Now a daft sounding question - If your plane uses a gyro based system for attitude indication - how does that system compensate for the curvature of the earth on long distance flights? You end up literally upside down when you land in Perth compared to when you took off from ORT.

As designer of many of these systems perhaps I can give a shortish description.

Start with the old vacuum driven artificial horizons. If you dissect them you will find a part called a "pendulous unit". This is really just a normal pendulum responding to gravity (or more accurately "acceleration"). If it is off kilter it opens vanes that force a change of airflow that spins the gyro so that over some time the gyro corrects.

This is also the reason why, if you would fly a continuous banked, balanced turn your horizon will eventually show that you are level even though clearly you are not.

Vacuum driven system where replaced initially with electrical gyros but a form of the pendulous unit would still be needed.

Modern AHRS systems started working in much the same way but relied on exceedingly accurate and drift free electronic gyroscopes to emulate what a good vacuum or electrical system could do and now used solid state accelerometer chips to emulate the pendulous unit.

Since electronic gyros that are good enough for this are still exceedingly expensive ways to use lower cost gyros have been created.
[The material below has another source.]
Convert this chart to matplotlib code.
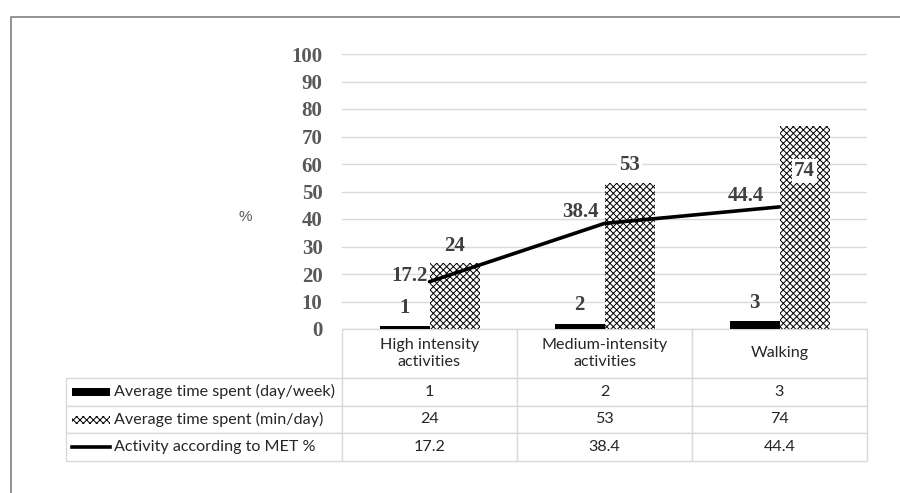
import numpy as np
import matplotlib.pyplot as plt
from matplotlib.patches import Rectangle
from matplotlib.lines import Line2D

# данные
categories = ['High intensity\nactivities', 'Medium-intensity\nactivities', 'Walking']
days_week = [1, 2, 3]
min_day = [24, 53, 74]
met_pct = [17.2, 38.4, 44.4]
series_names = ['Average time spent (day/week)', 'Average time spent (min/day)',
                'Activity according to MET %']
yticks = [0, 10, 20, 30, 40, 50, 60, 70, 80, 90, 100]

plt.rcParams['hatch.linewidth'] = 0.7
label_col = '#404040'
tick_col = '#595959'
grid_col = '#d9d9d9'
W, H = 900, 493
AXW, AXH = 525, 275  # размер области графика в пикселях

fig = plt.figure(figsize=(9, 4.93), dpi=100)
ax = fig.add_axes([342 / W, 1 - 329 / H, AXW / W, AXH / H])

x = np.arange(len(categories))
bw = 50 / 175
dark = ax.bar(x - bw / 2, days_week, bw, color='black', edgecolor='white',
              hatch='.', linewidth=0, zorder=2)
hat = ax.bar(x + bw / 2, min_day, bw, color='white', edgecolor='black',
             hatch='xxxxx', linewidth=0, zorder=2)
ax.plot(x, met_pct, color='black', lw=2.6, solid_capstyle='round', zorder=3)

ax.set_xlim(-0.5, 2.5)
ax.set_ylim(0, 100)
ax.set_yticks(yticks)
ax.set_xticks([])
ax.grid(axis='y', color=grid_col, lw=1)
ax.set_axisbelow(True)
for s in ax.spines.values():
    s.set_visible(False)
ax.tick_params(axis='y', length=0, pad=14)
for t in ax.get_yticklabels():
    t.set_fontfamily('Liberation Serif')
    t.set_fontweight('bold')
    t.set_fontsize(15)
    t.set_color(tick_col)

lab = dict(fontfamily='Liberation Serif', fontweight='bold', fontsize=15,
           color=label_col, textcoords='offset points')
for xi, v in zip(x, days_week):
    ax.annotate(str(v), (xi - bw / 2, v), xytext=(0, 13), ha='center', va='center', **lab)
# подписи второго ряда (74 внутри столбца)
hat_off = [12, 13, -33]
for i, (xi, v) in enumerate(zip(x, min_day)):
    bb = dict(facecolor='white', edgecolor='none', pad=1.5) if i > 0 else None
    ax.annotate(str(v), (xi + bw / 2, v), xytext=(0, hat_off[i]), ha='center',
                va='center', bbox=bb, zorder=4, **lab)
met_off = [(-1, 4), (-4, 8), (-11, 8)]
for i, (xi, v) in enumerate(zip(x, met_pct)):
    ax.annotate(f'{v}', (xi, v), xytext=met_off[i], ha='right', va='center',
                zorder=4, **lab)

fig.text(245 / W, 1 - 217 / H, '%', fontfamily='Liberation Sans', fontsize=11,
         color=tick_col, ha='center', va='center')

# таблица данных; подписи строк добавляются отдельно (без автоширины)
cell_text = [[str(v) for v in days_week], [str(v) for v in min_day],
             [f'{v}' for v in met_pct]]
tbl = ax.table(cellText=cell_text, colLabels=categories,
               cellLoc='center', colLoc='center',
               bbox=[0, (329 - 461) / AXH, 1, 132 / AXH])
for r, name in enumerate(series_names, start=1):
    tbl.add_cell(r, -1, width=276 / AXW, height=27.7 / AXH, text=name, loc='left')
tbl.auto_set_font_size(False)
for (r, c), cell in tbl.get_celld().items():
    cell.set_edgecolor(grid_col)
    cell.set_linewidth(1)
    cell.set_width((276 if c == -1 else 175) / AXW)
    cell.set_height((49 if r == 0 else 27.7) / AXH)
    cell.get_text().set_fontfamily('Lato')
    cell.get_text().set_fontsize(11.6)
    cell.get_text().set_color('#262626')
    if c == -1:
        cell.PAD = 48 / 276

# ключи легенды в таблице
kx0, kw = (72 - 342) / AXW, 38 / AXW
rows_y = [(329 - 392) / AXH, (329 - 420) / AXH, (329 - 447) / AXH]
kh = 8 / AXH
ax.add_patch(Rectangle((kx0, rows_y[0] - kh / 2), kw, kh, transform=ax.transAxes,
                       facecolor='black', edgecolor='white', hatch='.', lw=0,
                       clip_on=False))
ax.add_patch(Rectangle((kx0, rows_y[1] - kh / 2), kw, kh, transform=ax.transAxes,
                       facecolor='white', edgecolor='black', hatch='xxxxx', lw=0,
                       clip_on=False))
ax.add_line(Line2D([kx0, kx0 + kw], [rows_y[2], rows_y[2]], transform=ax.transAxes,
                   color='black', lw=2.6, clip_on=False))

# рамка
fig.add_artist(Line2D([11 / W, 11 / W, 1], [0, 1 - 17 / H, 1 - 17 / H],
                      color='#7f7f7f', lw=1.2))

fig.savefig('out.png', dpi=100)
Since these gyros tend to drift very fast on their own it has now become common practice to "aid". In principle we now use these gyros, accelerometers and something that tells us the velocity of the aircraft (true airspeed or a 3D velocity vector from a GPS or the usual sources). If we know the velocity and we know the rates of rotation around the three major axis (the gyros give us that with some random error) we can work out the acceleration forces acting on the aircraft caused by rotation and changes of the velocity. All the while our accelerometers give us the same information PLUS the gravity vector - we don't know by looking at the accelerometers where the direction of Earth is unless you are flying nicely straight and level. So now we can do a nifty little trick - we subtract the velocity derived acceleration force measurement from that of the real accelerometers and out pops the 1G vector that points to the Earth. It's "noisy" but the average is useful. We use that to correct our gyros continuously. This form of AHRS can show a correct bank angle regardless of how long you stay in a banked turn even if it is not balanced.

Now regardless of any of the above methods - we are correcting our gyro derived artificial horizon to detect and follow gravity. Since we are rotating at 15 degrees per hour (24*15=360) all we need to ensure is that we correct our gyros at a rate that exceeds this and we no longer have to worry too much about the Earth rotating.

Of course this only applies to those that are not members of the flat Earth society. For the esteemed members that do, no correction is ever required and any mention of such is at best a poor attempt of using observation to prove a fact.

Who said the sky is the limit ? I think not.